All of the Walter Isaacson biographies are fantastic.
To understand how modern digital ecosystem came to be I cannot think of a better combination than Isaacson's "Innovators" and "The Dream Machine" by Waldrop.
His Leonardo biography is mediocre at best. It may read smoothly but he lacks a good grasp of the subject matter. Instead, Leonardo is like an earlier Steve Jobs of some kind.
I don't think there is anything wrong in 'pop' when the work is intended to be popular. I expect the biographer to verify her sources but as a reader I'm not going to go out (generally) to verify them.
Things that happened, happened. Most of all when reading popular biographies I want to be introduced to real things that happened, and if some of that draws my interest, I can then dig in to more academic sources.
The popular biographies offer the '100 feet' view over their subject and the society in which they lived in, and should not be disparaged if they succeed in doing that in a readable and entertaining manner.
I enjoyed all of historical Isaacson biographies (Einstein, Leonardo, Jobs, Franklin and Innovators).
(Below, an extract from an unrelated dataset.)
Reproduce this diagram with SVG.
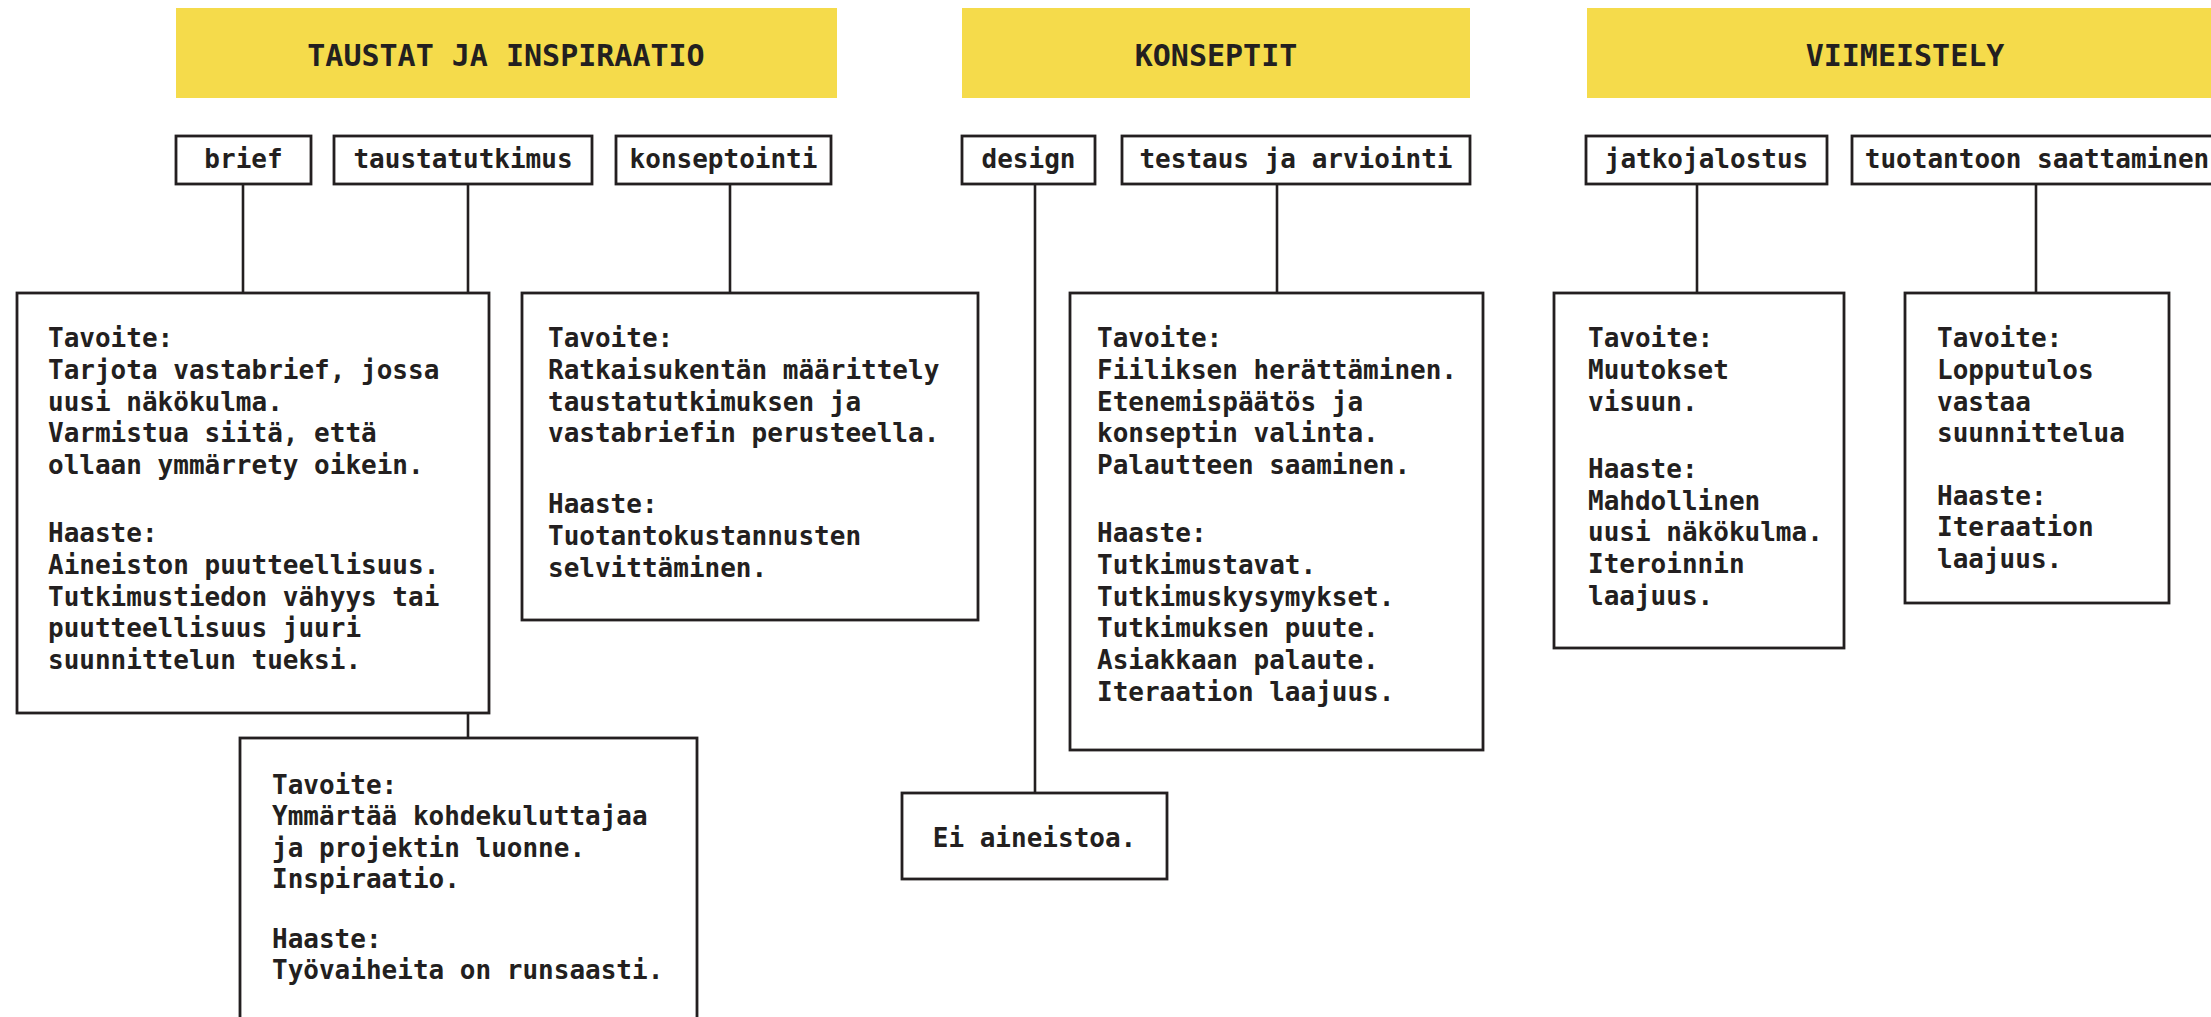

I suppose the the biographies would need a more detailed critique of what people did not like in them to say anything particular about one of them.
Jobs biography alone does not give a sufficient image of the man, for example. But when combined with "Becoming Steve Jobs" the picture is more well rounded. That does not mean I did not enjoy the book.
To understand how modern digital ecosystem came to be I cannot think of a better combination than Isaacson's "Innovators" and "The Dream Machine" by Waldrop.